46. Interstate Claims
The UI system has a set of rules for workers who have worked in more than one state, have worked in another state for an out-of-state employer, or have moved to another state since they began collecting UI benefits. Under federal law, states are required to set up an Interstate Benefit Plan, which allows a worker who lost his job in one state to collect UI benefits in another state in which he resides. 26 U.S.C. § 3304 (a)(9)(B). The Massachusetts law governing interstate claims appears at G.L. c. 151A § 66; 430 CMR §§ 4.05 and 4.09.
As a result of a change in federal regulations in January 2009, an interstate benefit claimant may file a UI claim in any state in which she had wages during the base period and in which she qualifies for UI under that state’s laws. (Under a prior regulation, a claimant could file a claim in any state in which she had base-period wages or in which she resided.)

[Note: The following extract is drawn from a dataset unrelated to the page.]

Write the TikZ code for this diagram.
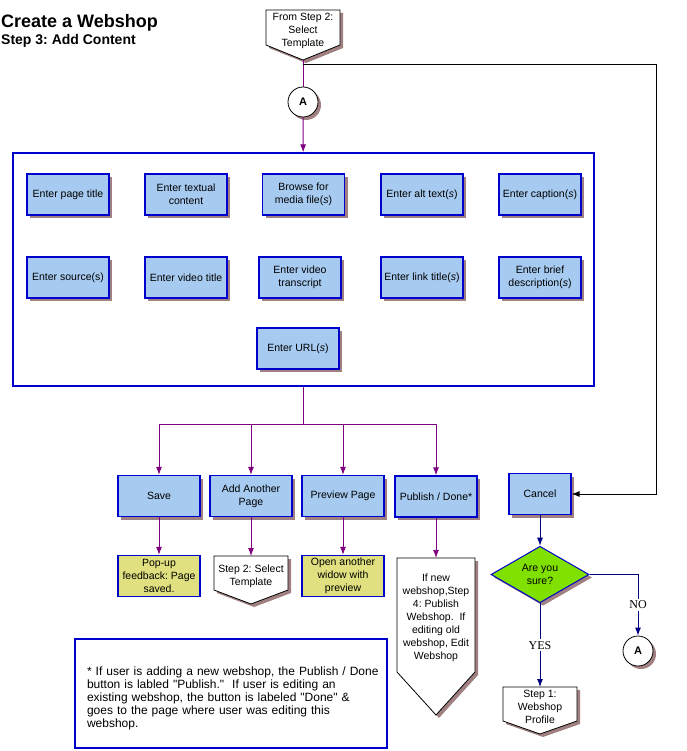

The UI law of the state in which the UI claim is filed (i.e., the paying state) controls in interstate claims. 20 C.F.R. 616.8 (a). That state investigates the claim and, unless an issue has already been determined by the transferring state (any other state in which the claimant had covered employment and base-period wages and that transfers those wages to the paying state), determines eligibility and conducts redeterminations or appeals. If a state denies a combined-wage claim,
it must inform the claimant of the option to file in another state in which the claimant also had covered employment and base-period wages. 20 CFR 616.7(f); 430 CMR § 4.09(7).
Where the claimant had collected regular unemployment benefits from two states, the Board ruled that if the original determination of such eligibility was issued more than 1 year before DUA caught and corrected the error, the claimant cannot be required to repay DUA for those benefits, if there is no intentional misrepresentation by the claimant. BR Issue ID: 0002 4648 63 (4/22/14).